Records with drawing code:
::::::
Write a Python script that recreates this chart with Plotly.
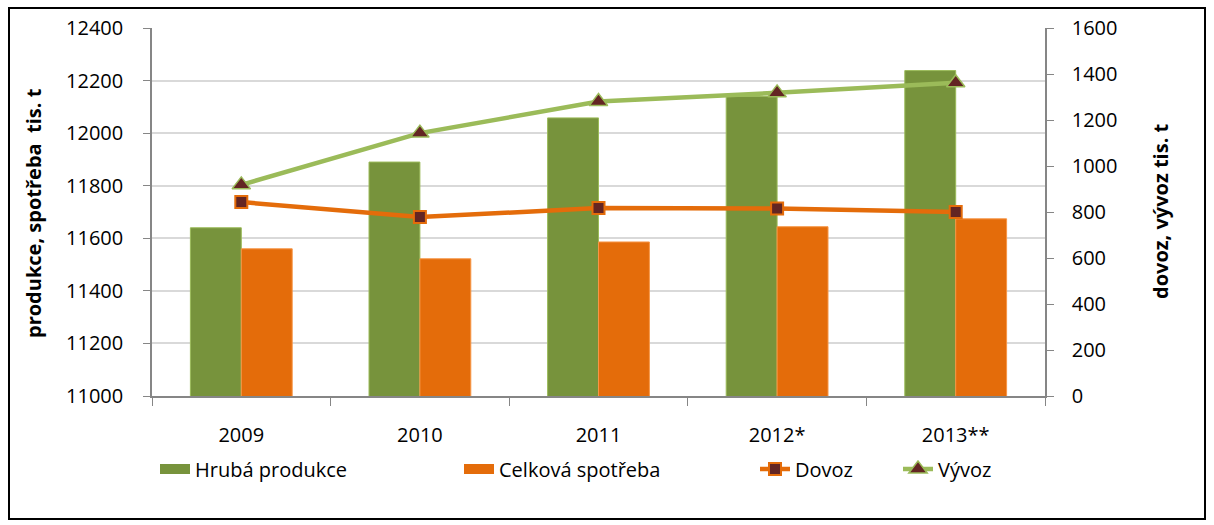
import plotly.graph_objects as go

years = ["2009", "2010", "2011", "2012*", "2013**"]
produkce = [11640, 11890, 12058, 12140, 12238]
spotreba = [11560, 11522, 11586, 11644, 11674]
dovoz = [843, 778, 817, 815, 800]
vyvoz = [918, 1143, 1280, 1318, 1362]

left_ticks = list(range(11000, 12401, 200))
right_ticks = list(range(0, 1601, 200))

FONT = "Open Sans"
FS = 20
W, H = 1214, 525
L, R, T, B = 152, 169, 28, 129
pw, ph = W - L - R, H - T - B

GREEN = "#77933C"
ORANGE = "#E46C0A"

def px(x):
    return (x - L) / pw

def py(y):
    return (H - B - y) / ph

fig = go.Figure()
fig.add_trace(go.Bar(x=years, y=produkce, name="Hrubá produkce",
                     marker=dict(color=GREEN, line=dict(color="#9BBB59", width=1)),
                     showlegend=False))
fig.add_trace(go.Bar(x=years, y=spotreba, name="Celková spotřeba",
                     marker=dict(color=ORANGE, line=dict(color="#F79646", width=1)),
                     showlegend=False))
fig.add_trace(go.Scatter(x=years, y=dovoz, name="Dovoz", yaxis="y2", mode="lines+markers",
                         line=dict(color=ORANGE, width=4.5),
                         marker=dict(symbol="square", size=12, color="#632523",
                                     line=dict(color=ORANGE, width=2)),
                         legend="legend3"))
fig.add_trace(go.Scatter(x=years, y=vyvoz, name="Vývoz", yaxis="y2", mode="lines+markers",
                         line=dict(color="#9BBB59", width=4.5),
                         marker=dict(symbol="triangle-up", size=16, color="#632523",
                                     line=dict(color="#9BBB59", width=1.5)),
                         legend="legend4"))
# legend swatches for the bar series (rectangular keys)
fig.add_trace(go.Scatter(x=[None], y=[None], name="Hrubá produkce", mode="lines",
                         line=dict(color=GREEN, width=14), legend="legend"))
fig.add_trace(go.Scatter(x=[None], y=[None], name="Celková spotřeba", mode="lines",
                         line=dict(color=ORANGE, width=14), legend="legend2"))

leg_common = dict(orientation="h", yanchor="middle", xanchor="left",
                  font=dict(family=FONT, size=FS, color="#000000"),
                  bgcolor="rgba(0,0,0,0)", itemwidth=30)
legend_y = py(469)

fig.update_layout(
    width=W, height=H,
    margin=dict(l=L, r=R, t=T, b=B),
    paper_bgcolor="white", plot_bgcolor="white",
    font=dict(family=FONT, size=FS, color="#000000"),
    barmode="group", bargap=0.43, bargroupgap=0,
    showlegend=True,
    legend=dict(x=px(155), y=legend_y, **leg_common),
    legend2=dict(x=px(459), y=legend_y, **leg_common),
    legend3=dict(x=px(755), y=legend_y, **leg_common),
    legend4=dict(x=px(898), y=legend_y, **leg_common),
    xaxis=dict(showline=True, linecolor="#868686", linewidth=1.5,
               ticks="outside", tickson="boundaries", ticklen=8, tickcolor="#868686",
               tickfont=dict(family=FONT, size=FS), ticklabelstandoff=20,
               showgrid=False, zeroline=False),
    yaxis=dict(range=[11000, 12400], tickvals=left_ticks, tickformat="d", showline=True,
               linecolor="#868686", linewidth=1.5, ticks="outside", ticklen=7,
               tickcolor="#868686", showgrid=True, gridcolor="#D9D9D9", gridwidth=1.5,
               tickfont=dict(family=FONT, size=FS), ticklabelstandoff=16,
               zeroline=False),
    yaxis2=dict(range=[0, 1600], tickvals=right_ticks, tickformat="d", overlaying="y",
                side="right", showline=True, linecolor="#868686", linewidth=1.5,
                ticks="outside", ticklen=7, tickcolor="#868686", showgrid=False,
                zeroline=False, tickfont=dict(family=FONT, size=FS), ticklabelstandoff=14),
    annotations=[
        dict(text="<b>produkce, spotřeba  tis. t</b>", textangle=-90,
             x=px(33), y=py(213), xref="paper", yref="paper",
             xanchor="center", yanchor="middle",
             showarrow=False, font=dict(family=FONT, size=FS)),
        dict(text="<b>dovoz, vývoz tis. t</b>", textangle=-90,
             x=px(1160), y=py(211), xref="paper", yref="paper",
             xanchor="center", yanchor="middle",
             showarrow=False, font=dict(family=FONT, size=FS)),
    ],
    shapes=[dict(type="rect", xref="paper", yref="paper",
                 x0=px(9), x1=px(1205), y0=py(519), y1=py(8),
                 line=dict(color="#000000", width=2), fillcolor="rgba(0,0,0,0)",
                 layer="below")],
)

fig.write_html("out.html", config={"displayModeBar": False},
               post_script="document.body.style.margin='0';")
::::::
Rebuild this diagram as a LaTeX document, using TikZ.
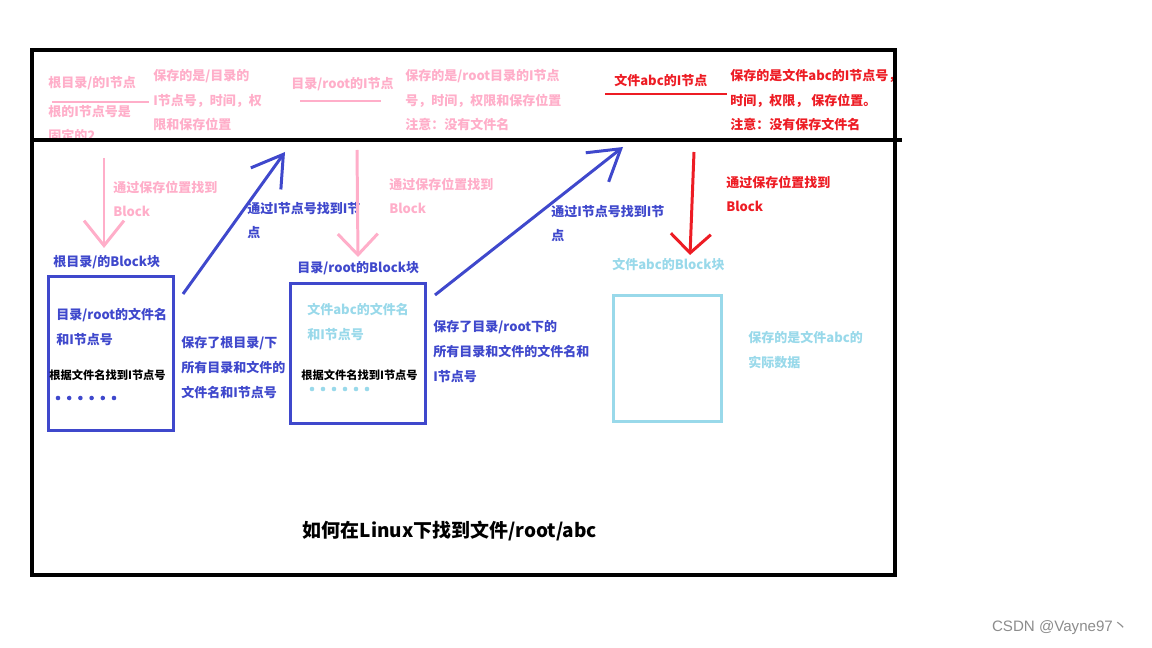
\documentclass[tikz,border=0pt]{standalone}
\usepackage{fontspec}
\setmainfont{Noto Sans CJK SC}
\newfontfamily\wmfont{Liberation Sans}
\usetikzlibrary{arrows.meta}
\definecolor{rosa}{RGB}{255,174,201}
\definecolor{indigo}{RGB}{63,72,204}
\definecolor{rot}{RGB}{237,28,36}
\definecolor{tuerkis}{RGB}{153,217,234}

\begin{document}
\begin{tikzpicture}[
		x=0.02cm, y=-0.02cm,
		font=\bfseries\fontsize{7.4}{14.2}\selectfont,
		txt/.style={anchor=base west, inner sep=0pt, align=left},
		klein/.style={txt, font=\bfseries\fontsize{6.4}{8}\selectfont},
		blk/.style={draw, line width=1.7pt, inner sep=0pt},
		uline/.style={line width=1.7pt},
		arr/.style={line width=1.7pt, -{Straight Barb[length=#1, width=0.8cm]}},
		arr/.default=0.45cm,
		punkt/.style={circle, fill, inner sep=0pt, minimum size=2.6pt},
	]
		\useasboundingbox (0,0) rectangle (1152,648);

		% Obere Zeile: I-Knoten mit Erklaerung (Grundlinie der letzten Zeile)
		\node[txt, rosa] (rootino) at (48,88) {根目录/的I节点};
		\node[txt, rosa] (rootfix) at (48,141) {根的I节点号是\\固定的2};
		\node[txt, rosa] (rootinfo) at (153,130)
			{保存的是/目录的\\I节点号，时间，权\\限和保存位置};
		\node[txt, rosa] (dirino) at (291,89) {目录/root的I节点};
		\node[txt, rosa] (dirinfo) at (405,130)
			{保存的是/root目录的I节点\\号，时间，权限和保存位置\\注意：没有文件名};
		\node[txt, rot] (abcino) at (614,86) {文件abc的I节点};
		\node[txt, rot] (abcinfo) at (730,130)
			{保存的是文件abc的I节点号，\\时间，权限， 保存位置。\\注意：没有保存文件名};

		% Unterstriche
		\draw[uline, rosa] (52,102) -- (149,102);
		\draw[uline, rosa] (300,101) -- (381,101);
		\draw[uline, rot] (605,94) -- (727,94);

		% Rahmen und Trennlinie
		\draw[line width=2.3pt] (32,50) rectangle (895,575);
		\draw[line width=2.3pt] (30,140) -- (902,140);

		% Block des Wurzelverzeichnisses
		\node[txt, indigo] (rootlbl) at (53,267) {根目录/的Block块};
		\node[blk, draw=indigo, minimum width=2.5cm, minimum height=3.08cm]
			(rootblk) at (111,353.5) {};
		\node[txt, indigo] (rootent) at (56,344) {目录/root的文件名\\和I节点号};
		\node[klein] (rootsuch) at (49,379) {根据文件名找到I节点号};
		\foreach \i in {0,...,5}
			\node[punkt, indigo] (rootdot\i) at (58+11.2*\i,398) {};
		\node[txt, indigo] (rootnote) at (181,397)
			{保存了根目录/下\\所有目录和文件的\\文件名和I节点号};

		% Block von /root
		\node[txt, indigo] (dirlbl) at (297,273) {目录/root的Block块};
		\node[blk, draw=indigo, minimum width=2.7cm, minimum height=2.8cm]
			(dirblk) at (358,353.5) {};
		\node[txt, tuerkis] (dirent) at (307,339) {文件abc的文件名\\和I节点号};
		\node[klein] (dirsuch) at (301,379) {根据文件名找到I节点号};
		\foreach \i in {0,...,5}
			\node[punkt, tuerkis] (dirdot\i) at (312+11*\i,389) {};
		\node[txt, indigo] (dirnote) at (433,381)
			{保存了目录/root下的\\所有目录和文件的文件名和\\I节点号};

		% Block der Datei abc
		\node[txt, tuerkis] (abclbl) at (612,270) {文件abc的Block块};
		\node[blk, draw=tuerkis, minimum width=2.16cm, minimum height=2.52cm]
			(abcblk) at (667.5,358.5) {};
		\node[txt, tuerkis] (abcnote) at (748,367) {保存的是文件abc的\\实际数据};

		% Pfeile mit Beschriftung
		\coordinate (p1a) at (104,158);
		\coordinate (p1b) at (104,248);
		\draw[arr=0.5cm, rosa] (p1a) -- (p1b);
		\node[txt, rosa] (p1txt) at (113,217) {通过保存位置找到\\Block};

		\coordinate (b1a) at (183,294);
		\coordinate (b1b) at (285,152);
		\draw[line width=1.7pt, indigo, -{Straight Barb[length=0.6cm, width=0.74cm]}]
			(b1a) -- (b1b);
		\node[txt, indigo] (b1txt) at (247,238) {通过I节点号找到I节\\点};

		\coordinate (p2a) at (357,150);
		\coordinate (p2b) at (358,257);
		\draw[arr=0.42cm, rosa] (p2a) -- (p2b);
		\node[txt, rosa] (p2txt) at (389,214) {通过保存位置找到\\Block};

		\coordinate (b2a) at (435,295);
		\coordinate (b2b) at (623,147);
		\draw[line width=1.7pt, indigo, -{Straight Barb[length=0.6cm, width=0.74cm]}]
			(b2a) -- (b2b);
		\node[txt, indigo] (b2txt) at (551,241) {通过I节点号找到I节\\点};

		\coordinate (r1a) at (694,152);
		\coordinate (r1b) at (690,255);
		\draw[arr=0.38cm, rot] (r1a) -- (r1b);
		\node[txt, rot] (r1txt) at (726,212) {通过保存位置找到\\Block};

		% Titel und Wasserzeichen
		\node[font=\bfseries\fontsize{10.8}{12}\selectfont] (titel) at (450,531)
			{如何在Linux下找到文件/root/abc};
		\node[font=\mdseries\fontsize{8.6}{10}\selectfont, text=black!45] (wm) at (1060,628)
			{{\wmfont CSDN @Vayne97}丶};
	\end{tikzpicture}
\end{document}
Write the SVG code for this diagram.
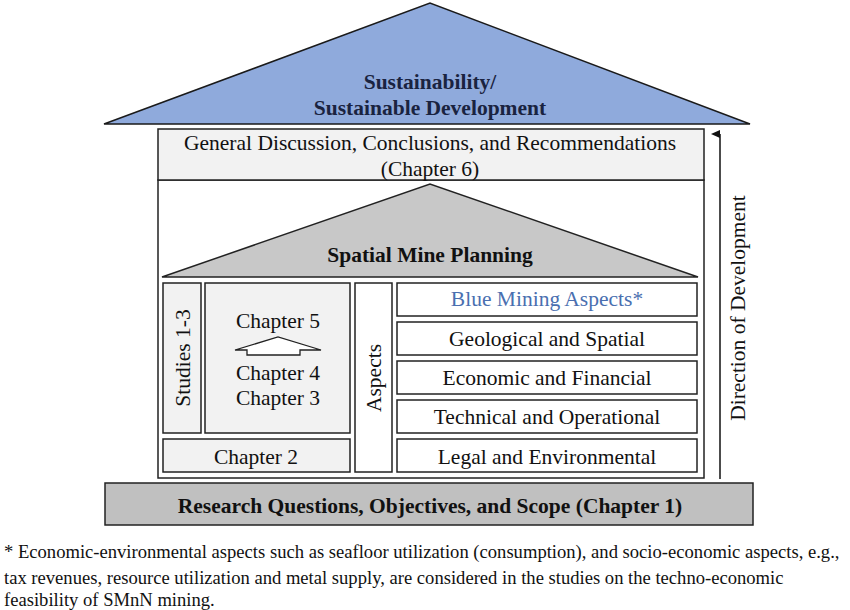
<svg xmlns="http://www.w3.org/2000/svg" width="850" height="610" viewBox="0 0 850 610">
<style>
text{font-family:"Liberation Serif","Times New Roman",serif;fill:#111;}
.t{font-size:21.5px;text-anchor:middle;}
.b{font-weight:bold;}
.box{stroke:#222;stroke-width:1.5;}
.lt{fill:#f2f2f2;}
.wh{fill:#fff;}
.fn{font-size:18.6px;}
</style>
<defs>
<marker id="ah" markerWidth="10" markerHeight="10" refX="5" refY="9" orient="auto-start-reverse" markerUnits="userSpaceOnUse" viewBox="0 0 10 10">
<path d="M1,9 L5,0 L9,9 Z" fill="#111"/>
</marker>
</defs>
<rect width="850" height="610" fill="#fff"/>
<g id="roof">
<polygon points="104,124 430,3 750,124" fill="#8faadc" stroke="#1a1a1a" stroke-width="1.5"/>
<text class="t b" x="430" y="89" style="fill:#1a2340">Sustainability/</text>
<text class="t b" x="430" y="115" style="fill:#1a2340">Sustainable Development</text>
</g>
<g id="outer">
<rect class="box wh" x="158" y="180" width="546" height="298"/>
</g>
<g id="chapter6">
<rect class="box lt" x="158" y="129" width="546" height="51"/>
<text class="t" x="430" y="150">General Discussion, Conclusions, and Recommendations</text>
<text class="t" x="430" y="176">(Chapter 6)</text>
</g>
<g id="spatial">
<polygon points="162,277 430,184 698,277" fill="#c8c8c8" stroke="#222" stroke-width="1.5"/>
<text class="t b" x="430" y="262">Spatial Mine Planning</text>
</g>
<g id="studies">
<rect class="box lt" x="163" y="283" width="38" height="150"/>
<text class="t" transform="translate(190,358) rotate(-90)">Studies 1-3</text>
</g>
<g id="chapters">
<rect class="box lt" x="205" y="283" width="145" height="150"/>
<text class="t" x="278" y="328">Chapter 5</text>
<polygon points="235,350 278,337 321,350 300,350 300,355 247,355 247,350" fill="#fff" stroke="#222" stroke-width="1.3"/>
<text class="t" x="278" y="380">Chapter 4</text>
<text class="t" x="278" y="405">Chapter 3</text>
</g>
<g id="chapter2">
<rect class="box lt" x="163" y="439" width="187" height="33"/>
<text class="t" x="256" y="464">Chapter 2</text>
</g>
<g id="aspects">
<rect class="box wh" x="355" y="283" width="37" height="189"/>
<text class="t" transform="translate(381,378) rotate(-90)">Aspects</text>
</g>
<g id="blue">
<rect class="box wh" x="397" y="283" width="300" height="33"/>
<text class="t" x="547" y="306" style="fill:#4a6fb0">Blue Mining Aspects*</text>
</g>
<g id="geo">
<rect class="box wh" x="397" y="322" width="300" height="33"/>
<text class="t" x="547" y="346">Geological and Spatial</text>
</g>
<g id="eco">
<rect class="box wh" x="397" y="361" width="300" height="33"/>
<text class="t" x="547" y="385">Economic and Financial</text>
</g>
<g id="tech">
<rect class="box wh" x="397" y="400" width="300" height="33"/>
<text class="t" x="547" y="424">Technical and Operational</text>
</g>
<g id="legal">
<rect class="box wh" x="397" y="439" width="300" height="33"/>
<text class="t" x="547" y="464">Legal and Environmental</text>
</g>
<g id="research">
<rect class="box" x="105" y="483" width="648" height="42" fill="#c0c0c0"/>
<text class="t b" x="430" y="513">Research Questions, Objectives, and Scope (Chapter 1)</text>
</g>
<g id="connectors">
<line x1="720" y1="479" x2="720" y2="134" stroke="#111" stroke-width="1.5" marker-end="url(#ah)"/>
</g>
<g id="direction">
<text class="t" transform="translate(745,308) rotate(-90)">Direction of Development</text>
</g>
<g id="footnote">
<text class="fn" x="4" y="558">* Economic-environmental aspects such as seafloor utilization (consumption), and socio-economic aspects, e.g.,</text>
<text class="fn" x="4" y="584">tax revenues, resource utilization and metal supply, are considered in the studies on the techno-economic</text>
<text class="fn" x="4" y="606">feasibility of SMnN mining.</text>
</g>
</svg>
::::::
Pictures do not belong in the copy. Reproduce exactly the lines from the one with "Write a Python" to the one with "import plotly.graph_objects as go", both lines included.

Write a Python script that recreates this chart with Plotly.
import plotly.graph_objects as go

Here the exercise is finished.